Fr Martin D'Arcy: Philosopher of Christian Love, by H.J.A. Sire

Fr Martin D'Arcy: Philosopher of Christian Love, by H.J.A. Sire

Michael E. Daniel

FR MARTIN D'ARCY: Philosopher of Christian Love
by H.J.A. Sire

(Gracewing, 1997, 193 pp, $39.95. Available from AD Books)

Reviewed by Michael Daniel

The English province of the Jesuit Order arguably reached its high point in the first half of the 20th century and one of its leading members was Fr Martin D'Arcy, philosopher and Provincial. H.J.A. Sire traces the career of this extraordinary Jesuit and his influence.

Born in 1888, the son of Martin Valentine D'Arcy, a lawyer of Irish heritage, Martin Cyril D'Arcy was educated at Stonyhurst College, founded in 1794 as the successor to the Jesuit College at St Omer, which educated English Catholics during the penal era, before entering the Jesuit Novitiate in 1906. Ordained to the priesthood in 1921, D'Arcy's academic formation included studies at Oxford.

After completing his theological studies, he was assigned to Stonyhurst, and, after a spell in Rome, D'Arcy was appointed to the Jesuit House at Farm St, Mayfair, whose staff was renowned for their preaching and writing skills, together with spiritual direction.

Fr D'Arcy was then appointed to Campion Hall, Oxford, before becoming Rector and Master of Campion Hall in 1933. During his rectorship, D'Arcy oversaw the construction of a new Campion Hall, designed by Sir Edwin Lutyens, which was opened in 1936.

He believed that an integral aspect of the academic formation of the Jesuit scholastics under his charge included their interacting with non- clerical students, a novelty for candidates for the priesthood in England in the 1930s, and he was criticised when a number of scholastics left the Jesuits in the 1930s.

As he chronicles D'Arcy's achievements in the 1920s and 30s, Sire also explores the friendships D'Arcy developed with academics and other socially prominent people both in Britain and the United States, which led, in some cases, to conversion to Catholicism. Sire also devotes a chapter to discussing D'Arcy's philosophical ideas.

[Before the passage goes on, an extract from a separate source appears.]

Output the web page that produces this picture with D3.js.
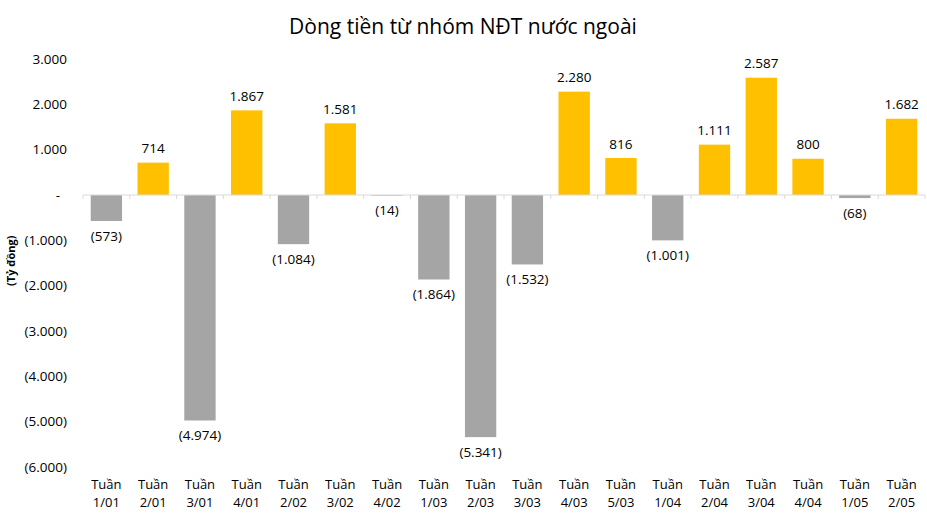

In 1945, D'Arcy was appointed Provincial of the English province. His immediate challenge was the decline in numbers, due partly to the war but also to changes in the ethos of Jesuit schools under D'Arcy's predecessors, which saw a drop in vocations. Although he took concrete steps to reinvigorate the work of the province, to the dismay of most members, he was dismissed in 1950.


While the author is highly critical of the manner in which D'Arcy was dismissed, even his account of D'Arcy's provincialship acknowledges that D'Arcy acquired properties without obtaining all of the necessary permissions for their future use.

Despite support from friends, the dismissal was a blow to D'Arcy. He continued with his teaching and writing and died in 1976.

In his latter years, he was critical of directions both the Jesuits and the Church were taking. Whereas he had been, as a young man, critical of the overreaction to the modernist crisis early in the 20th century, he was more critical of the failure to combat liberalism in the Church in the last years of his life. Of particular concern were banal trends in the liturgy, and to his death he celebrated the classical Roman rite privately.

Father Martin D'Arcy is a well- researched and interesting account of one of the most prominent Jesuits of the 20th century. Given that he was known as "the philosopher of love", a re-consideration of his career is timely in light of the release of Pope Benedict's encyclical Deus Caritas est.

Michael E Daniel is a Melbourne-based secondary school teacher.